The deferral rules are found in Treas. Reg. §1.987-12. As explained by the practice unit, the concept of the “[deferral] rules were established to defer §987 losses when there was a continuity of ownership of the QBU within a single controlled group.” The deferral rules contain two parts: one set of rules which defers both gains and losses on what might be termed technical terminations of a QBU and a separate set of “outbound loss events” that prevents the outbound transfer of a QBU from the U.S. parent to a controlled foreign corporation (CFC) in a transaction governed by §367 from triggering §987 loss.

Under the first set of rules, neither §987 gain nor loss is currently recognized on certain terminations of a QBU. Specifically, deferral events include the termination of a QBU arising from events other than those due to cessation of the QBU’s business (i.e., a winding up of a QBU), a foreign corporation owner of the QBU ceasing to be a CFC, or certain mergers or liquidations involving CFCs in which the QBU is transferred to a CFC with the same functional currency as the QBU. (The events excepted from the deferral rule all represent situations in which the controlled group’s owning economic exposure to the branch’s functional currency investment is effectively terminated.)

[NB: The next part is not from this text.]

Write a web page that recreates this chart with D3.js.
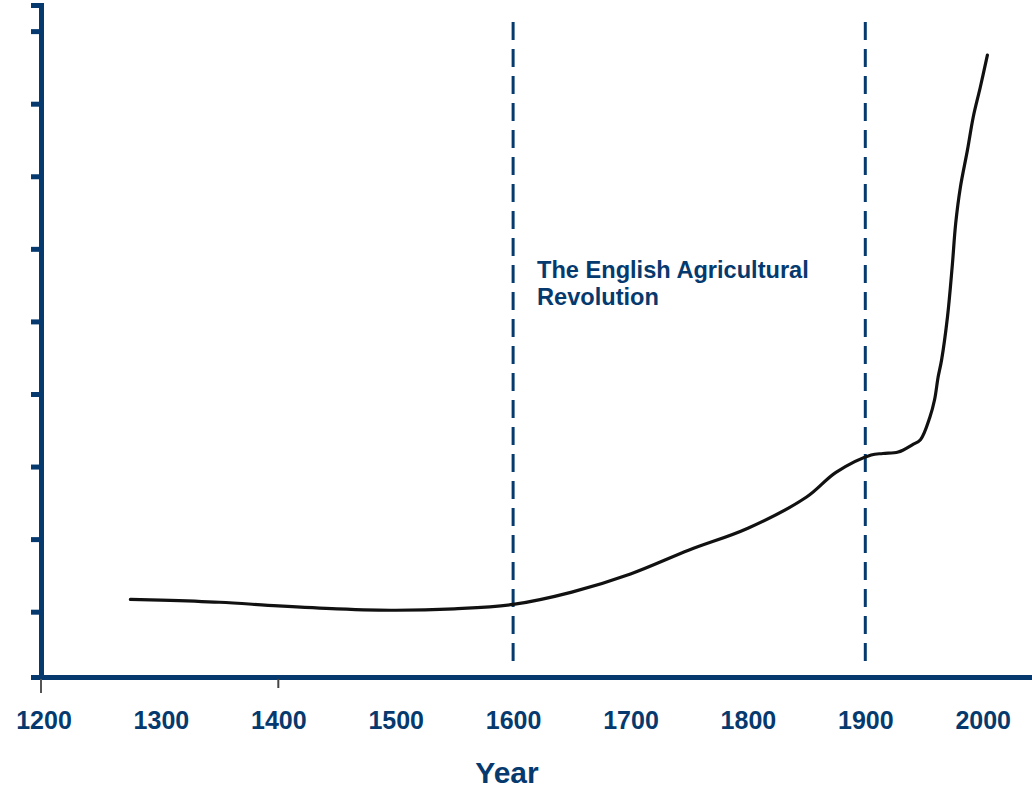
<!DOCTYPE html>
<html>
<head>
<meta charset="utf-8">
<script src="https://cdn.jsdelivr.net/npm/d3@7"></script>
<style>
  html, body { margin: 0; padding: 0; background: #fff; }
  svg { display: block; }
</style>
</head>
<body>
<svg id="chart" width="1032" height="791"></svg>
<script>
// ---- data ----
const years  = [1274, 1300, 1350, 1400, 1450, 1500, 1550, 1600, 1650, 1700, 1750, 1800, 1850, 1875, 1905, 1915, 1928, 1940, 1947, 1955, 1959, 1962, 1965, 1970, 1974, 1977, 1981, 1987, 1992, 1998, 2004];
const values = [1.17, 1.16, 1.13, 1.08, 1.04, 1.02, 1.04, 1.10, 1.27, 1.52, 1.85, 2.15, 2.58, 2.92, 3.16, 3.18, 3.20, 3.30, 3.37, 3.68, 3.92, 4.23, 4.47, 5.06, 5.75, 6.35, 6.85, 7.36, 7.82, 8.23, 8.67];
const xTickLabels = [1200, 1300, 1400, 1500, 1600, 1700, 1800, 1900, 2000];
const yTickValues = [1, 2, 3, 4, 5, 6, 7, 8, 9];
const markerYears = [1600, 1900];
const annotationLines = ["The English Agricultural", "Revolution"];
const xTitle = "Year";

// ---- setup ----
const navy = "#063a6e";
const svg = d3.select("#chart");
const x = d3.scaleLinear().domain([1197, 2042]).range([40, 1032]);
const y = d3.scaleLinear().domain([0.1, 9.36]).range([677, 5]);

// marker dashed lines
svg.selectAll("line.marker")
  .data(markerYears)
  .join("line")
  .attr("class", "marker")
  .attr("x1", d => x(d)).attr("x2", d => x(d))
  .attr("y1", 22).attr("y2", 670)
  .attr("stroke", navy)
  .attr("stroke-width", 3)
  .attr("stroke-dasharray", "18,9");

// data line
const pts = years.map((yr, i) => [yr, values[i]]);
svg.append("path")
  .datum(pts)
  .attr("fill", "none")
  .attr("stroke", "#111")
  .attr("stroke-width", 3.2)
  .attr("stroke-linejoin", "round")
  .attr("stroke-linecap", "round")
  .attr("d", d3.line().x(d => x(d[0])).y(d => y(d[1])).curve(d3.curveCatmullRom.alpha(0.5)));

// y axis
const yAxis = svg.append("g")
  .attr("transform", "translate(41,0)")
  .call(d3.axisLeft(y).tickValues(yTickValues).tickFormat("").tickSizeOuter(0).tickSize(10));
yAxis.select(".domain").attr("stroke", navy).attr("stroke-width", 5);
yAxis.selectAll(".tick line").attr("stroke", navy).attr("stroke-width", 5);

// x axis
const xAxis = svg.append("g")
  .attr("transform", "translate(0,677)")
  .call(d3.axisBottom(x).tickValues(xTickLabels).tickFormat(d3.format("d")).tickSize(0).tickSizeOuter(0).tickPadding(34));
xAxis.select(".domain").attr("stroke", navy).attr("stroke-width", 5);
xAxis.selectAll(".tick text")
  .attr("fill", navy)
  .attr("font-family", "Liberation Sans, Arial, sans-serif")
  .attr("font-weight", "bold")
  .attr("font-size", 25);

// small tick stubs below x axis
svg.append("line").attr("x1", 41).attr("x2", 41).attr("y1", 679).attr("y2", 693)
  .attr("stroke", "#555").attr("stroke-width", 2);
svg.append("line").attr("x1", x(1400)).attr("x2", x(1400)).attr("y1", 679).attr("y2", 688)
  .attr("stroke", "#444").attr("stroke-width", 2);

// x title
svg.append("text")
  .attr("x", 507).attr("y", 783)
  .attr("text-anchor", "middle")
  .attr("fill", navy)
  .attr("font-family", "Liberation Sans, Arial, sans-serif")
  .attr("font-weight", "bold")
  .attr("font-size", 30)
  .text(xTitle);

// annotation
svg.append("text")
  .attr("x", 537).attr("y", 278)
  .attr("fill", navy)
  .attr("font-family", "Liberation Sans, Arial, sans-serif")
  .attr("font-weight", "bold")
  .attr("font-size", 23.6)
  .selectAll("tspan")
  .data(annotationLines)
  .join("tspan")
  .attr("x", 537)
  .attr("dy", (d, i) => i === 0 ? 0 : 27)
  .text(d => d);
</script>
</body>
</html>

In addition, for gain or loss to be deferred, the QBU’s trade or business must be conducted by a valid “successor QBU.” The successor QBU is defined as a QBU in the same controlled group and which QBU, if the original QBU was held by a U.S. person, is also owned by a U.S. person.

The rationale of these rules is to prevent internal transactions within the U.S. or CFC groups from triggering §987 gain or loss where another member of the group retains the exposure to the QBU’s gains or losses. The deferral of gains and losses, however, is limited under a “water’s edge” principle: gains are deferred only on transfers of a QBU between members of the U.S. group or between different CFCs (none of which has the same functional currency as the QBU). If the QBU crosses a border from the U.S. to foreign ownership, however, §987 gains would currently be recognized.

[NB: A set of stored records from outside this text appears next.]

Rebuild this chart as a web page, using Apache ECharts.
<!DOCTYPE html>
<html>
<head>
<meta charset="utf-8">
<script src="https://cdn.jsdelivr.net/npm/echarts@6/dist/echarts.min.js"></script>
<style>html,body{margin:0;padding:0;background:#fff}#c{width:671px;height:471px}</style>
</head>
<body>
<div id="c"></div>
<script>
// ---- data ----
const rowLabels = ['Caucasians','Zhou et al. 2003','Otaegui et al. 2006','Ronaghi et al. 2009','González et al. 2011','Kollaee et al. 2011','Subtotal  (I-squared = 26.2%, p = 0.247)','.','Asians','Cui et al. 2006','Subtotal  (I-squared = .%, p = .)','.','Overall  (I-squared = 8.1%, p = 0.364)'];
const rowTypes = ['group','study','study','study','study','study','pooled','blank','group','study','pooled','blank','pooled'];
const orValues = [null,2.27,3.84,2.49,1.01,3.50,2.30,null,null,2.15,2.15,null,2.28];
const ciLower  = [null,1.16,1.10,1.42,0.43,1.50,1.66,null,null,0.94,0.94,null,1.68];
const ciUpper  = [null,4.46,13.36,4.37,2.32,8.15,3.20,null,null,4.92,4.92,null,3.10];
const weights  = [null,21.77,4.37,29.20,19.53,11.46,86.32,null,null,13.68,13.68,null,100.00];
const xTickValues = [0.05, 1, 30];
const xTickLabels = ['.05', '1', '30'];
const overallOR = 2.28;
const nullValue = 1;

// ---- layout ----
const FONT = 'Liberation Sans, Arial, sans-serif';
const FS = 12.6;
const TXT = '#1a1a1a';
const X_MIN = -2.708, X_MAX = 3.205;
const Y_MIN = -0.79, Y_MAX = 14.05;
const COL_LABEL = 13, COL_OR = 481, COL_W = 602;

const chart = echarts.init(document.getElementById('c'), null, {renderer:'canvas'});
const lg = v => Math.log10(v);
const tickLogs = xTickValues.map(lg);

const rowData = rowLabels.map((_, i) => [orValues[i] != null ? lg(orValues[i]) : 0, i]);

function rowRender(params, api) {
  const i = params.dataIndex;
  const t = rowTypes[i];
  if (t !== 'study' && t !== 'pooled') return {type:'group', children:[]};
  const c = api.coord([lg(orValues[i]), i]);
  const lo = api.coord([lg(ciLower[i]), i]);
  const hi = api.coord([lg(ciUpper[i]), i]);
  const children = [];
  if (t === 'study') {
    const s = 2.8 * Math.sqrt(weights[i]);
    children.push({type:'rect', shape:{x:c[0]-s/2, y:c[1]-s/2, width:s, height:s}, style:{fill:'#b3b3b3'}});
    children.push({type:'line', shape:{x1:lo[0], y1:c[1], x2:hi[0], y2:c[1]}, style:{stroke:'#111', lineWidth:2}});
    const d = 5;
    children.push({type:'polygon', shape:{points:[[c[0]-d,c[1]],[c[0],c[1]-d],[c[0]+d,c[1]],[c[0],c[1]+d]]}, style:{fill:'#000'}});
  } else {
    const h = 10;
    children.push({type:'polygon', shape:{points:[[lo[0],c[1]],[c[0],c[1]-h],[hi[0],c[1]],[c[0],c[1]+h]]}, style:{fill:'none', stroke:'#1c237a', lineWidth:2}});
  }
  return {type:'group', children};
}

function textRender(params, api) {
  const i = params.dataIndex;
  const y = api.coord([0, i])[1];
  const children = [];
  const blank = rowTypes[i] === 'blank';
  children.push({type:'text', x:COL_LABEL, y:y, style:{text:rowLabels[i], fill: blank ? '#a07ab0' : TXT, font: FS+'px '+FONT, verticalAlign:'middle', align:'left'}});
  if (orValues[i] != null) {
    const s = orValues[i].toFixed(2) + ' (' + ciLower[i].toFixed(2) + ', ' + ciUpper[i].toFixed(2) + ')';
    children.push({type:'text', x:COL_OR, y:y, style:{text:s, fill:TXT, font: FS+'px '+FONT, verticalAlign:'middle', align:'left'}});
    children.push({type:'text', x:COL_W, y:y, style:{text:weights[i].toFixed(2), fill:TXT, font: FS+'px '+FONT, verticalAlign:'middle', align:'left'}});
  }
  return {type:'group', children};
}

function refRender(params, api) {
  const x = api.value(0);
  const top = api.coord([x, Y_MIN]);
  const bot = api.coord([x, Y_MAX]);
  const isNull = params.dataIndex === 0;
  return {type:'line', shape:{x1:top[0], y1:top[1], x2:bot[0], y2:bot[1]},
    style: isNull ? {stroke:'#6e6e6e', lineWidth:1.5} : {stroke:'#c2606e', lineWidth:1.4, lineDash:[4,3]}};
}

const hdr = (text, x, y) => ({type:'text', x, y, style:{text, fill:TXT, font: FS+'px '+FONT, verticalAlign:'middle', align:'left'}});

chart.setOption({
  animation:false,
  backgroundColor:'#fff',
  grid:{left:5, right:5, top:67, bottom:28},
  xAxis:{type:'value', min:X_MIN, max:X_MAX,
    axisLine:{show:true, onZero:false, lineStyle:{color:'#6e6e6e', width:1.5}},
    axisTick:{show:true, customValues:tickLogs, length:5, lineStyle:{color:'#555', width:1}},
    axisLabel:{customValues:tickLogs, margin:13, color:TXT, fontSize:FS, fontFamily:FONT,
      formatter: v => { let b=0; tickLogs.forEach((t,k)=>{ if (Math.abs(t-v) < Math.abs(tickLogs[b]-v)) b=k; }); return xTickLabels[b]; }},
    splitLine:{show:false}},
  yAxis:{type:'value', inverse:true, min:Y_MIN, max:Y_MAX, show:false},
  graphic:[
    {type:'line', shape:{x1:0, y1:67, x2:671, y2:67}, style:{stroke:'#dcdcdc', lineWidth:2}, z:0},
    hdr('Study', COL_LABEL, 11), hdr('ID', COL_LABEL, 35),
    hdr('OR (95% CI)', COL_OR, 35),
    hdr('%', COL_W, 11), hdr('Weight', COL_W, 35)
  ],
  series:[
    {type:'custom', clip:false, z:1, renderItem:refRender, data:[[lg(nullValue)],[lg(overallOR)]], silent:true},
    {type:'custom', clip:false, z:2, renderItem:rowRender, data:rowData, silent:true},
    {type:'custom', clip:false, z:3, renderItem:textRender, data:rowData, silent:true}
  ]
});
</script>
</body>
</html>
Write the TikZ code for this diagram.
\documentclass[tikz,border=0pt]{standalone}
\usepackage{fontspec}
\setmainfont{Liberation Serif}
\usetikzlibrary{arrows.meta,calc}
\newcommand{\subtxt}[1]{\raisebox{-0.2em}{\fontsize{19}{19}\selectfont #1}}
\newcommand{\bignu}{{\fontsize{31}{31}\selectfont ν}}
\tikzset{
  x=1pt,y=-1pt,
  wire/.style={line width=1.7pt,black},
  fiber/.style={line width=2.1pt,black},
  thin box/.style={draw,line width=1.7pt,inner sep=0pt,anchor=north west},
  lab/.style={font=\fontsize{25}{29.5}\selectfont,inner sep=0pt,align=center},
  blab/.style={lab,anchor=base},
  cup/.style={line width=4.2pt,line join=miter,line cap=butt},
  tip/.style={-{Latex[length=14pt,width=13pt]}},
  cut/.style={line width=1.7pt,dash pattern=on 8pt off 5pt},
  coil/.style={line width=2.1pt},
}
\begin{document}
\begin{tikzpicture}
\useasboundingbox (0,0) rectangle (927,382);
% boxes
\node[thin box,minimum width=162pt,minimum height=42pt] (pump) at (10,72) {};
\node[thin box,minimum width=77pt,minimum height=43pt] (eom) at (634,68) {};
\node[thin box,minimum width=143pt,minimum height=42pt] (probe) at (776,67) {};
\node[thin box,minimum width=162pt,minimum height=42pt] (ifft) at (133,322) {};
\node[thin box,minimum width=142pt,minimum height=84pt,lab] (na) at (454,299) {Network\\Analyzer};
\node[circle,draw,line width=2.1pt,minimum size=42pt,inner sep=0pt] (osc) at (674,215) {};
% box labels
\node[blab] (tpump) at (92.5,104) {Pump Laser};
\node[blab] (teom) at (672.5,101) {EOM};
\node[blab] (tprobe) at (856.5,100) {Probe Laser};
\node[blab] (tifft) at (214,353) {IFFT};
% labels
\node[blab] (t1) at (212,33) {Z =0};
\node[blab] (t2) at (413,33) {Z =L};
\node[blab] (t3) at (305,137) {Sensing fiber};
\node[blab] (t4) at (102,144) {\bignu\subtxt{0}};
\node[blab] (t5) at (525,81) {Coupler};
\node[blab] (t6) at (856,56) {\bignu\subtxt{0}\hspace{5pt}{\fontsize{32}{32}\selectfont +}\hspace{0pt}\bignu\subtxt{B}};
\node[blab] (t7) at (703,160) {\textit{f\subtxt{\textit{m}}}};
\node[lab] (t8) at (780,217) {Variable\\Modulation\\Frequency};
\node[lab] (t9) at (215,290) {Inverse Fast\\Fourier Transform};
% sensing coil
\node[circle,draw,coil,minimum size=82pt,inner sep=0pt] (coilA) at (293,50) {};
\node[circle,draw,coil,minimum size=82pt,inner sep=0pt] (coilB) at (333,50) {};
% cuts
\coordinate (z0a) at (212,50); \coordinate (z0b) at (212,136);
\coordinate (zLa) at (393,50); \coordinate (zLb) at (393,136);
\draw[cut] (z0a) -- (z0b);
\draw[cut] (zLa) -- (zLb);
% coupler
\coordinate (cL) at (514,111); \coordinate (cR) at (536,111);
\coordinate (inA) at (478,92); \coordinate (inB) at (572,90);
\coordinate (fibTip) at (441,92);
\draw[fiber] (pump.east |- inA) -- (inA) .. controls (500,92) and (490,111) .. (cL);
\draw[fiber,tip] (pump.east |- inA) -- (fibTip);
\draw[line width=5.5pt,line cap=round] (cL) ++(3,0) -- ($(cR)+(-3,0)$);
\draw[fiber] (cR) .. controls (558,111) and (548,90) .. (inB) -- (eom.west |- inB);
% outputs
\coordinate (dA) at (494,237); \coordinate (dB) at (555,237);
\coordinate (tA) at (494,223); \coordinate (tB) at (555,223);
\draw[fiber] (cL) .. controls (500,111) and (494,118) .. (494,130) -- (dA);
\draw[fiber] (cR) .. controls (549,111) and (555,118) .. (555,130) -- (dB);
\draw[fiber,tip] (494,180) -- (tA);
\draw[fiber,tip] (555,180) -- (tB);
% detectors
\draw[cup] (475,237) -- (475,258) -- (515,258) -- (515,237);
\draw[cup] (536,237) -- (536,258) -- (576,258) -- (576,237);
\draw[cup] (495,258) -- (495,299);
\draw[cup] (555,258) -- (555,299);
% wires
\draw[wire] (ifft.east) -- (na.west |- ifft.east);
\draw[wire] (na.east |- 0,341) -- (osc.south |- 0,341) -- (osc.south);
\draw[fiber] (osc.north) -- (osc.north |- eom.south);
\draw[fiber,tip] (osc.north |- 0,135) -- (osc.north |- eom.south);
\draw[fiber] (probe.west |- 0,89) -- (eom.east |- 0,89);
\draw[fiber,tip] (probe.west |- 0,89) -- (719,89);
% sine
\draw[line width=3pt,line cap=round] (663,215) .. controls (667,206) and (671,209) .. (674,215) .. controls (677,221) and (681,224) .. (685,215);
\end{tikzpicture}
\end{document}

A separate rule of which the practice unit reminds examiners defers recognition of §987 loss on an “outbound loss deferral” event. On such a transfer, which would include an outbound transfer of a QBU to a foreign corporation, the §987 loss is deferred and added to the transferor’s basis in the transferee’s stock.

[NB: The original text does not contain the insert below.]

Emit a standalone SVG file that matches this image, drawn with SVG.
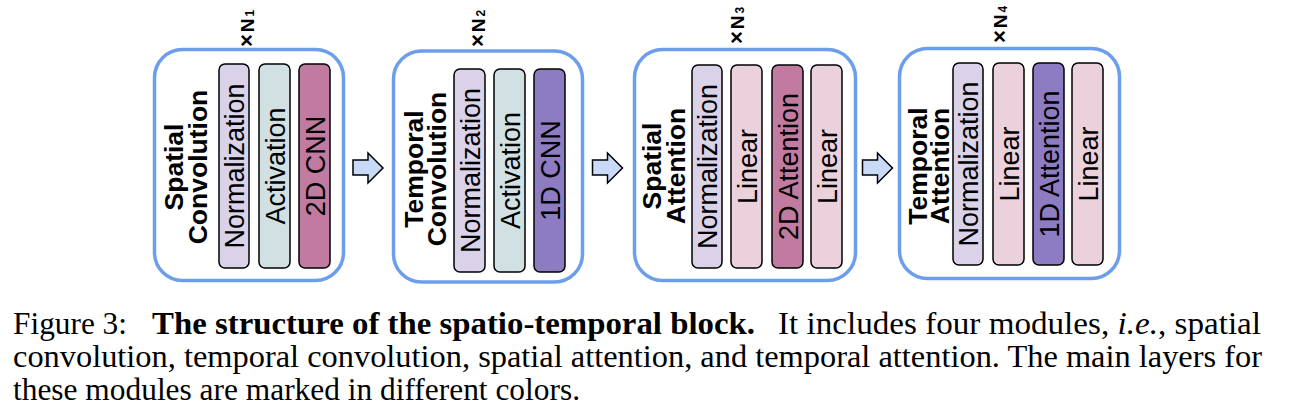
<svg xmlns="http://www.w3.org/2000/svg" xmlns:xlink="http://www.w3.org/1999/xlink" width="1295" height="413" viewBox="0 0 1295 413">
<style>
.box{fill:#ffffff;stroke:#6d9eeb;stroke-width:3.5}
.bar{stroke:#000000;stroke-width:1.5}
.norm{fill:#d9d2e9}
.act{fill:#d0e0e3}
.c2{fill:#c27ba0}
.c1{fill:#8e7cc3}
.lin{fill:#ead1dc}
.bt{font-family:"Liberation Sans",Arial,sans-serif;font-size:27px;fill:#000;text-anchor:middle}
.lbl{font-family:"Liberation Sans",Arial,sans-serif;font-size:26.5px;font-weight:bold;fill:#000;text-anchor:middle}
.rep{font-family:"Liberation Sans",Arial,sans-serif;font-size:19px;font-weight:bold;fill:#000}
.cap{font-family:"Liberation Serif","Times New Roman",Times,serif;font-size:31px;fill:#000}
.arrow{fill:#c9daf8;stroke:#000;stroke-width:1.5;stroke-linejoin:miter}
</style>
<defs>
<path id="blk" class="arrow" d="M0,7 H15 V0 L30,15 L15,30 V22 H0 Z"/>
</defs>

<g id="connectors">
<use xlink:href="#blk" href="#blk" x="353" y="153"/>
<use xlink:href="#blk" href="#blk" x="592.5" y="153"/>
<use xlink:href="#blk" href="#blk" x="862.5" y="153"/>
</g>

<g id="spatial-convolution">
<rect class="box" x="154.5" y="49.5" width="189" height="231" rx="28"/>
<text class="lbl" transform="translate(183,167) rotate(-90)">Spatial</text>
<text class="lbl" transform="translate(207,167) rotate(-90)">Convolution</text>
<rect class="bar norm" x="219" y="64" width="30" height="204" rx="6"/>
<rect class="bar act" x="259" y="64" width="31" height="204" rx="6"/>
<rect class="bar c2" x="299" y="64" width="31" height="204" rx="6"/>
<text class="bt" transform="translate(244,166) rotate(-90)">Normalization</text>
<text class="bt" transform="translate(284.5,166) rotate(-90)">Activation</text>
<text class="bt" transform="translate(324.5,166) rotate(-90)">2D CNN</text>
<text class="rep" transform="translate(254,47) rotate(-90)"><tspan font-size="22">×</tspan><tspan dx="2">N</tspan><tspan dx="2" font-size="12">1</tspan></text>
</g>

<g id="temporal-convolution">
<rect class="box" x="393.5" y="51" width="189" height="231" rx="28"/>
<text class="lbl" transform="translate(423,169) rotate(-90)">Temporal</text>
<text class="lbl" transform="translate(446,169) rotate(-90)">Convolution</text>
<rect class="bar norm" x="454" y="69" width="31" height="203" rx="6"/>
<rect class="bar act" x="494" y="69" width="31" height="203" rx="6"/>
<rect class="bar c1" x="534" y="69" width="31" height="203" rx="6"/>
<text class="bt" transform="translate(479.5,170.5) rotate(-90)">Normalization</text>
<text class="bt" transform="translate(519.5,170.5) rotate(-90)">Activation</text>
<text class="bt" transform="translate(559.5,170.5) rotate(-90)">1D CNN</text>
<text class="rep" transform="translate(485,47) rotate(-90)"><tspan font-size="22">×</tspan><tspan dx="2">N</tspan><tspan dx="2" font-size="12">2</tspan></text>
</g>

<g id="spatial-attention">
<rect class="box" x="634.5" y="49.5" width="221" height="231" rx="28"/>
<text class="lbl" transform="translate(661,166) rotate(-90)">Spatial</text>
<text class="lbl" transform="translate(685,166) rotate(-90)">Attention</text>
<rect class="bar norm" x="692" y="65" width="30" height="203" rx="6"/>
<rect class="bar lin" x="731" y="65" width="31" height="203" rx="6"/>
<rect class="bar c2" x="772" y="65" width="31" height="203" rx="6"/>
<rect class="bar lin" x="811" y="65" width="31" height="203" rx="6"/>
<text class="bt" transform="translate(717,166.5) rotate(-90)">Normalization</text>
<text class="bt" transform="translate(756.5,166.5) rotate(-90)">Linear</text>
<text class="bt" transform="translate(797.5,166.5) rotate(-90)">2D Attention</text>
<text class="bt" transform="translate(836.5,166.5) rotate(-90)">Linear</text>
<text class="rep" transform="translate(744,44) rotate(-90)"><tspan font-size="22">×</tspan><tspan dx="2">N</tspan><tspan dx="2" font-size="12">3</tspan></text>
</g>

<g id="temporal-attention">
<rect class="box" x="899.5" y="48.5" width="220" height="230" rx="28"/>
<text class="lbl" transform="translate(927,166) rotate(-90)">Temporal</text>
<text class="lbl" transform="translate(949,166) rotate(-90)">Attention</text>
<rect class="bar norm" x="953" y="63" width="30" height="202" rx="6"/>
<rect class="bar lin" x="993" y="63" width="31" height="202" rx="6"/>
<rect class="bar c1" x="1033" y="63" width="31" height="202" rx="6"/>
<rect class="bar lin" x="1072" y="63" width="31" height="202" rx="6"/>
<text class="bt" transform="translate(978,164) rotate(-90)">Normalization</text>
<text class="bt" transform="translate(1018.5,164) rotate(-90)">Linear</text>
<text class="bt" transform="translate(1058.5,164) rotate(-90)">1D Attention</text>
<text class="bt" transform="translate(1097.5,164) rotate(-90)">Linear</text>
<text class="rep" transform="translate(1007,43) rotate(-90)"><tspan font-size="22">×</tspan><tspan dx="2">N</tspan><tspan dx="2" font-size="12">4</tspan></text>
</g>

<g id="caption">
<text class="cap" x="13" y="334" textLength="114" lengthAdjust="spacingAndGlyphs">Figure 3:</text>
<text class="cap" x="152" y="334" font-weight="bold" textLength="603" lengthAdjust="spacingAndGlyphs">The structure of the spatio-temporal block.</text>
<text class="cap" x="778" y="334" textLength="483" lengthAdjust="spacingAndGlyphs">It includes four modules, <tspan font-style="italic">i.e.</tspan>, spatial</text>
<text class="cap" x="13" y="367" textLength="1249" lengthAdjust="spacingAndGlyphs">convolution, temporal convolution, spatial attention, and temporal attention.  The main layers for</text>
<text class="cap" x="13" y="400" textLength="567" lengthAdjust="spacingAndGlyphs">these modules are marked in different colors.</text>
</g>
</svg>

What Can we Glean from the Practice Unit?

The practice unit first serves as a reminder that, no matter what method a taxpayer may be using for purposes of applying §987, the IRS remains leery of taxpayers’ recognition of §987 loss particularly on internal restructuring transactions. The outbound loss deferral events and other more general deferral rules are currently in effect and the practice unit reminds examiners to apply those rules where it is appropriate to do so.

Second, the practice unit shows that the IRS’s own training materials do not, as of yet, include a detailed walk-through of the mechanics of the modified and detailed §987 method set out in the current final (yet temporarily suspended) 2016 regulations. This may foretell that the 2016 final regulations will continue to be suspended for the near future and/or that the IRS acknowledges that the 2016 final regulations are overly complex to be administered by its own compliance team. For now, at least, it would appear that the IRS acknowledges that any of the several “commonly employed” methods described in the slides is permissible. The statement from the U.S. Tax Court 70 years ago on this subject would still seem to be true today—that “a consistent method of accounting in a regularized and continuous business operation will succeed in reflecting income to a sufficiently accurate degree for Federal income tax purposes.”3

1. Overview of IRC 987 and Branch Operations in a Foreign Currency (irs.gov).
2. See §987(1) and (2) and 1986 Blue Book, p. 1109. See also House Report No. 99-426, 1986-3 C.B. Vol. 2 at 479; Senate Report No. 99-313, 1986-3 C.B. Vol. 3 at 470.
3. American Pad & Textile Co. v. Commissioner, 16 T.C. 1304, 1311 (1951)

DISCLAIMER: Because of the generality of this update, the information provided herein may not be applicable in all situations and should not be acted upon without specific legal advice based on particular situations.